───── LISTED ENTRIES ─────

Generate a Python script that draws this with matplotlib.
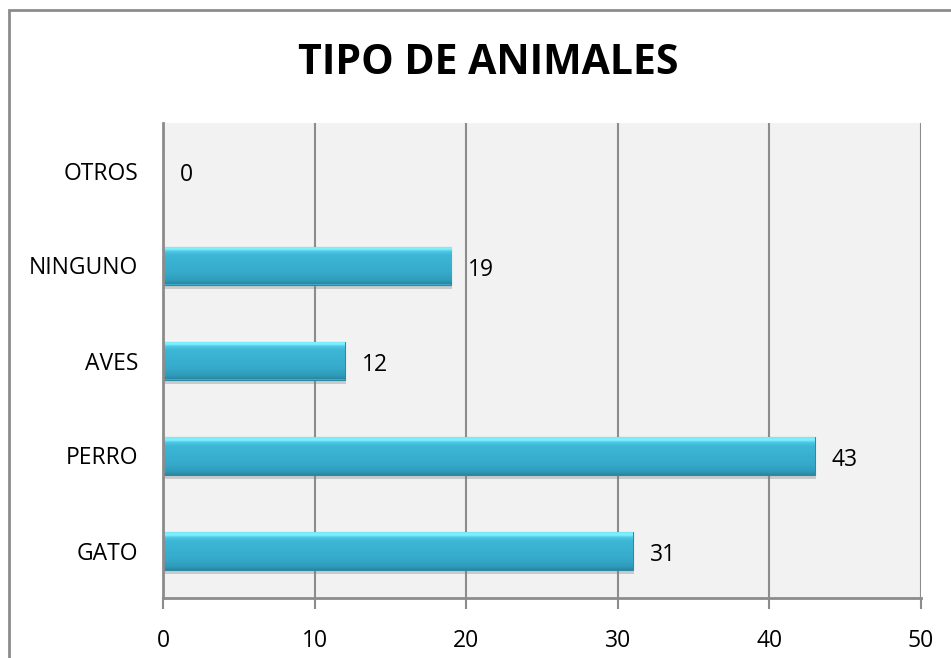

─────
───── LISTED ENTRIES ─────

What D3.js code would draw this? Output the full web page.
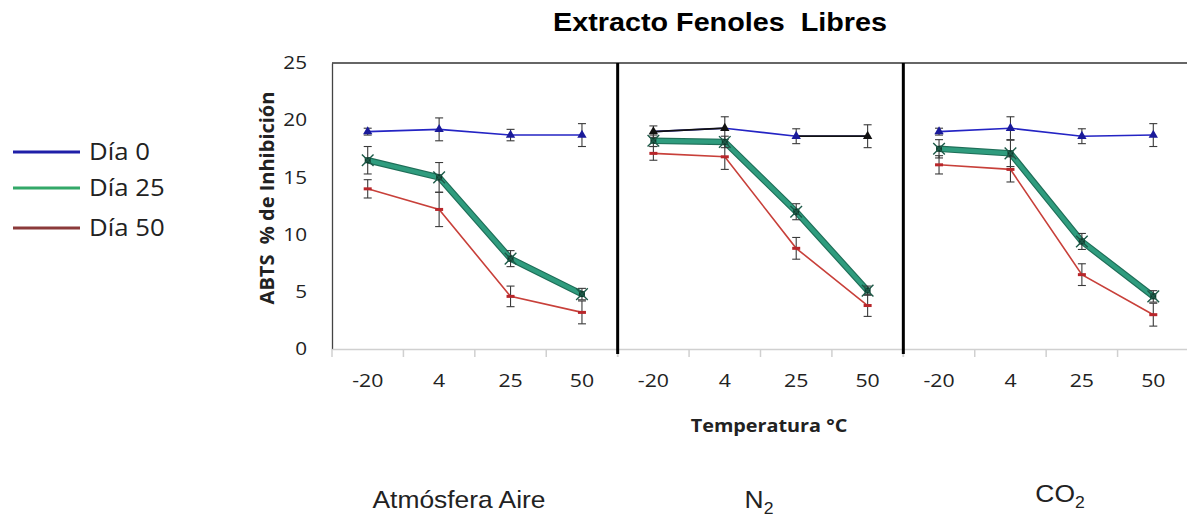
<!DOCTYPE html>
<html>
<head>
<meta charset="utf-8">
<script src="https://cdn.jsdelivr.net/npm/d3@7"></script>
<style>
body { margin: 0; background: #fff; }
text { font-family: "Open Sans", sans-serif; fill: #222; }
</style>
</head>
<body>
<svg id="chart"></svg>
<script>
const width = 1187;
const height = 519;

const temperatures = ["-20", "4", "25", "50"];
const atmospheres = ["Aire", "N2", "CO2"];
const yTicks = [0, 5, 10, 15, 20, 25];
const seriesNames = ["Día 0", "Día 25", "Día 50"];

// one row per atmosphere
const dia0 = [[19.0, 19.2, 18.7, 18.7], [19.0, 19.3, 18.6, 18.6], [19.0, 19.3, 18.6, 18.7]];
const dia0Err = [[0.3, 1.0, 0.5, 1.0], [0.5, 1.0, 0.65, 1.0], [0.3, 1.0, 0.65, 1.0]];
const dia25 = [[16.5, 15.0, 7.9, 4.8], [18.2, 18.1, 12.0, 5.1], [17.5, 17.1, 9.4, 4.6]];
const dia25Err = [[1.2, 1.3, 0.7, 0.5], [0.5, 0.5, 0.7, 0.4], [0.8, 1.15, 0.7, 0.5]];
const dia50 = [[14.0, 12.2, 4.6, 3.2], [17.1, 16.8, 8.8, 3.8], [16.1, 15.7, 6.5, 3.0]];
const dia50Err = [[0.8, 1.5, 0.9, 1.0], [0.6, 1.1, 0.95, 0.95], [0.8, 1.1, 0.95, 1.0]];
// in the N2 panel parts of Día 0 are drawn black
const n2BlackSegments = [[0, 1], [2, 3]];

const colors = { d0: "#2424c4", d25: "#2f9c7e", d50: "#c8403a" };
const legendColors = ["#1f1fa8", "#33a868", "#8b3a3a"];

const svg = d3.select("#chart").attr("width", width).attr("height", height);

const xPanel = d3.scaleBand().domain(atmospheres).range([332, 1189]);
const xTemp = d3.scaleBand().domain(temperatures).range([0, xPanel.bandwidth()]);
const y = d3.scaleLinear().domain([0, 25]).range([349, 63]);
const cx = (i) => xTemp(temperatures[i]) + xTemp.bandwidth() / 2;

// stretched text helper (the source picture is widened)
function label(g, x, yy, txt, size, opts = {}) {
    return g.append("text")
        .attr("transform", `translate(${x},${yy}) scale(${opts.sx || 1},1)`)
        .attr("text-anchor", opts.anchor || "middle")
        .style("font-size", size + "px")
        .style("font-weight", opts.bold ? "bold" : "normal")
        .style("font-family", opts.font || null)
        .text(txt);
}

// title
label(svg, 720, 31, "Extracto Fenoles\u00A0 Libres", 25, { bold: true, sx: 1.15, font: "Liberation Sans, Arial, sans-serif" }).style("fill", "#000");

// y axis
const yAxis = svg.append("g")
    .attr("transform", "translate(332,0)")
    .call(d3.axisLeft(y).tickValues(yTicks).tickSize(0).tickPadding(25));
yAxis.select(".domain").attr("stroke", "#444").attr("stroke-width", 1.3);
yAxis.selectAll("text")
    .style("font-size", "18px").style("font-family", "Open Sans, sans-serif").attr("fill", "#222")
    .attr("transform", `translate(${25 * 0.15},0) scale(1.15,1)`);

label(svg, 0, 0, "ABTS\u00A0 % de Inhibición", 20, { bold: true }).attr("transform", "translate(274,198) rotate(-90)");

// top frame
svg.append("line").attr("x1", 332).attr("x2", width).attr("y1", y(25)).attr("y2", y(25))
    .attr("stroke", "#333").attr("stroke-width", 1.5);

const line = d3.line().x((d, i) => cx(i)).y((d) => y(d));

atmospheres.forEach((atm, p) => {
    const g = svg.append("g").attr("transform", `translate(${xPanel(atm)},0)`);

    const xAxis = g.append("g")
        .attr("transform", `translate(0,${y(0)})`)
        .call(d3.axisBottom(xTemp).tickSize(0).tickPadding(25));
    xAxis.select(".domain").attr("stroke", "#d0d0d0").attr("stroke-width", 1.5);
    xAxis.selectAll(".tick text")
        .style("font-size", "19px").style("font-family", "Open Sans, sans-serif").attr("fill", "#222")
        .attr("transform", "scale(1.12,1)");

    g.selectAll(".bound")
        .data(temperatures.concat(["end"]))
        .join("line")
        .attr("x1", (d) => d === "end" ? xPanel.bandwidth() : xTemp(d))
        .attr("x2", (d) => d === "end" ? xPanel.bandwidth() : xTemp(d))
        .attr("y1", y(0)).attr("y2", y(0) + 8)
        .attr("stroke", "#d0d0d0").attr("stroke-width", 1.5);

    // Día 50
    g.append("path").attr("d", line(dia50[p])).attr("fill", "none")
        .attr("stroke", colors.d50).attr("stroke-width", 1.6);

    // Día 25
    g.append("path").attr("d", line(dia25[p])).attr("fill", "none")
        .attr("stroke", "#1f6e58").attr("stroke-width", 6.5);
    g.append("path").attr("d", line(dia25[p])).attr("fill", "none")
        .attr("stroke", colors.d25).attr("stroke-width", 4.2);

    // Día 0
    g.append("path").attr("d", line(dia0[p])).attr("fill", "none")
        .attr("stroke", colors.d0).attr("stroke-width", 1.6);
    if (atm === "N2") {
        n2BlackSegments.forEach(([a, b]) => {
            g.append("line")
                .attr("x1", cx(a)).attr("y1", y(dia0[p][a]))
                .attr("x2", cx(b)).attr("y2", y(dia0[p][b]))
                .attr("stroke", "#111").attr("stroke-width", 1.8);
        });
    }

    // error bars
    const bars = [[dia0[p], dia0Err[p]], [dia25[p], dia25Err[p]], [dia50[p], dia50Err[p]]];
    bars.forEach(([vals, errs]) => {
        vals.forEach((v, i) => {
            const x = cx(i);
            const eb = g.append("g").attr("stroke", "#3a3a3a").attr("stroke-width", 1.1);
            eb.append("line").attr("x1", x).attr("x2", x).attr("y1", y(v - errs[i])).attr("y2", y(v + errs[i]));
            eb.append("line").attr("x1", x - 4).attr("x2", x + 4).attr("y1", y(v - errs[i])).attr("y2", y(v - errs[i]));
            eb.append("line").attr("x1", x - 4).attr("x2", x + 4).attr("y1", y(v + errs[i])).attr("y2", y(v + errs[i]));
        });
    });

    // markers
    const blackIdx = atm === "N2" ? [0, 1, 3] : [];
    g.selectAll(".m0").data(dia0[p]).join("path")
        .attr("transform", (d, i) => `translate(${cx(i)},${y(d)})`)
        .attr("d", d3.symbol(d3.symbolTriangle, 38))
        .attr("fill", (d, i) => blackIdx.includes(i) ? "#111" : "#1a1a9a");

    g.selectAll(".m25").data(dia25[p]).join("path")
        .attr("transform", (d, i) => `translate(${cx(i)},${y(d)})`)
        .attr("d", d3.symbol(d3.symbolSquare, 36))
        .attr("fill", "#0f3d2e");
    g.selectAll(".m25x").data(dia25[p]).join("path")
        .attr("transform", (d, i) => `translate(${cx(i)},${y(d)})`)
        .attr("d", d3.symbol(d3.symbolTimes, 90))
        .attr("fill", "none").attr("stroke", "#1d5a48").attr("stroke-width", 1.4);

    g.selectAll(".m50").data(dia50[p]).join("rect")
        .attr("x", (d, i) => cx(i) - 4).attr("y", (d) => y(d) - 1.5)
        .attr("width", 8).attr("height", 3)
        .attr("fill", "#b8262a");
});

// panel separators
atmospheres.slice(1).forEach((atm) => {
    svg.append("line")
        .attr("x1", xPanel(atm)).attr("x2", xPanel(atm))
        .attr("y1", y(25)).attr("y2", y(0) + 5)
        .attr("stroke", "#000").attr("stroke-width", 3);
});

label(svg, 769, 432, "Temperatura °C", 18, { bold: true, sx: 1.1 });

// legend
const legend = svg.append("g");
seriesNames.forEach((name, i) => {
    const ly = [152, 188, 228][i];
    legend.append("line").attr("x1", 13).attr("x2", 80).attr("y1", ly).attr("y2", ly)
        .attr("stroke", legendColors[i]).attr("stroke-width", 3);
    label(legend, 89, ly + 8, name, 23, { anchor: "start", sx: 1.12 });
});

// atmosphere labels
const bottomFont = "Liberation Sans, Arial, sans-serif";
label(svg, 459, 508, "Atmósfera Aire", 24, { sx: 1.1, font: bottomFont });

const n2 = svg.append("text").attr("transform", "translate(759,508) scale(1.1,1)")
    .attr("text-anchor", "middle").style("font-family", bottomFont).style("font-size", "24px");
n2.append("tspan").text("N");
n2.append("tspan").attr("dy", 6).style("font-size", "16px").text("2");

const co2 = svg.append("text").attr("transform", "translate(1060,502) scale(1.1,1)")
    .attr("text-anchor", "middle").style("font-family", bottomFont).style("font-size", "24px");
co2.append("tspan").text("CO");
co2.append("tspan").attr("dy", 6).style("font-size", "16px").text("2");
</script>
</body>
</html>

─────

**SHORT EXERCISE:**
Copy out all lines that carry the word "this".

**WRITTEN RESPONSE:**
Generate a Python script that draws this with matplotlib.
What D3.js code would draw this? Output the full web page.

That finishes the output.